According to the writing committee, there have been major advances in the management of UA/NSTEMI patients over the past three years that center on four important areas:
1. The timing of acute interventional therapy in patients with non-ST-elevation myocardial infarction has been better clarified by a number of studies. Immediate catheterization and intervention does not offer a benefit over initial medical stabilization followed by early catheterization and intervention in all but the highest risk populations.
2. The timing, duration and application of dual antiplatelet therapy and triple antiplatelet therapy have been clarified with further evidence supporting the role of triple antiplatelet therapy in high-risk patients and dual antiplatelet therapy in all other patients. Additionally, there are at least two thienopyridines that can be used as one of the two agents in dual antiplatelet therapy.

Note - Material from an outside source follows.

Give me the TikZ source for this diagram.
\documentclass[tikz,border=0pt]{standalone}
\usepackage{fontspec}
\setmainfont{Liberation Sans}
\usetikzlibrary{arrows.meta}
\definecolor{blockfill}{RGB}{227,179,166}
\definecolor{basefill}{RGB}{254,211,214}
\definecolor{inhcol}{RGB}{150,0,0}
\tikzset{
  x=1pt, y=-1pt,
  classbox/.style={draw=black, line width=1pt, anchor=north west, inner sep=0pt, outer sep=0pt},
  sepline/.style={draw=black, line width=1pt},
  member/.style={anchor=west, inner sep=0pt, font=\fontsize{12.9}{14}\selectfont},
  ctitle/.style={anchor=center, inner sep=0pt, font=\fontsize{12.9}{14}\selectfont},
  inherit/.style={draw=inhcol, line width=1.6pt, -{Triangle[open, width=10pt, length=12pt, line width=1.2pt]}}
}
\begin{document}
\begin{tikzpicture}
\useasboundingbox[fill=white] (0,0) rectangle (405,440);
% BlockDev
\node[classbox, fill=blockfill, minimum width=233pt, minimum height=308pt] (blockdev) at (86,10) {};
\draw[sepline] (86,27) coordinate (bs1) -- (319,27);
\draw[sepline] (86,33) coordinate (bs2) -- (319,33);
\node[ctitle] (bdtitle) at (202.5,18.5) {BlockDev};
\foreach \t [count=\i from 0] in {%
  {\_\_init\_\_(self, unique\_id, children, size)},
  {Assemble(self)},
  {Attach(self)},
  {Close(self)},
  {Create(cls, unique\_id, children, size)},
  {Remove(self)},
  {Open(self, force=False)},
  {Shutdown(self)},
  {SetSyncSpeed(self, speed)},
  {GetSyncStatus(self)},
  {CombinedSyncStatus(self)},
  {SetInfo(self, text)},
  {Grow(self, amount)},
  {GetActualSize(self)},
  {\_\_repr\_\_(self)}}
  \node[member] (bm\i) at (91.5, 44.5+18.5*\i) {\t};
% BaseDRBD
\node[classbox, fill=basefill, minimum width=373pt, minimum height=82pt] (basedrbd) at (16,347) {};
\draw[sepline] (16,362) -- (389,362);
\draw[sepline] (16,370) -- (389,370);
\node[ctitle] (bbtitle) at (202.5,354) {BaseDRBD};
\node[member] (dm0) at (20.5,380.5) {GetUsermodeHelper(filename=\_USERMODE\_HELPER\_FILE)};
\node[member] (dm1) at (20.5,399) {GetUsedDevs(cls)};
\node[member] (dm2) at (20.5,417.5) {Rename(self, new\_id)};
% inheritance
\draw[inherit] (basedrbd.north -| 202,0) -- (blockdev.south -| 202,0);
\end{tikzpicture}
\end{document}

3. The role and potential benefit of invasive therapies in patients with advanced renal dysfunction has been further clarified by data.
4. Participation in a quality of care data registry designed to track and measure outcomes, complications, and adherence to evidence-based processes of care and quality improvement for UA/NSTEMI can drive quality improvement for acute coronary syndromes (ACS).
The 2007 guidelines put into practice an initial non-invasive set of preliminary tests; recommended the use of antiplatelet therapy clopidogrel for at least one year after receiving a drug-eluting stent; highlighted the importance of blood pressure control; and advised cessation of non-steroidal anti-inflammatory drugs (NSAIDS) use for all UA/NSTEMI patients during hospitalization.
The 2011 focused update incorporates late-breaking clinical trial results presented in 2008 and 2009, as well as selected data presented through April 2010 that may impact guideline recommendations. These include clarification of the timing and role of invasive therapy with ACS; which patient subgroups should have dual antiplatelet therapy versus triple antiplatelet therapy; and the role of invasive therapy in patients with chronic kidney disease.
The 2011 focused update also further incorporates the risk-score risk analysis into clinical decision-making; platelet function and platelet genotype testing; the duration of thienopyridine therapy in patients treated with drug-eluting stents; and the clarification of renal function prior to use of contrast agents with diagnostic angiography. Lastly, the focused update promotes the use of quality of care registries and data repositories to promote quality and increased use of evidence-based medicine.
“While the analysis of standard practices is ongoing, this focused approach allows for continual review of new evidence and efficient implementation of important science and treatment trends that could have a major impact on patient outcomes and quality of care,” Wright said. “The clarification of timing and role of invasive therapy, as well as the ability or lack thereof for invasive therapy to offer a benefit in patients with advanced renal dysfunction, is a perfect example of the importance of continuous treatment guidelines review.”
The 2011 focused update will be published in the Journal of the American College of Cardiology and Circulation: Journal of the American Heart Association, and will be posted ahead of print on the ACC (www.cardiosource.org) and AHA (www.americanheart.org) web sites.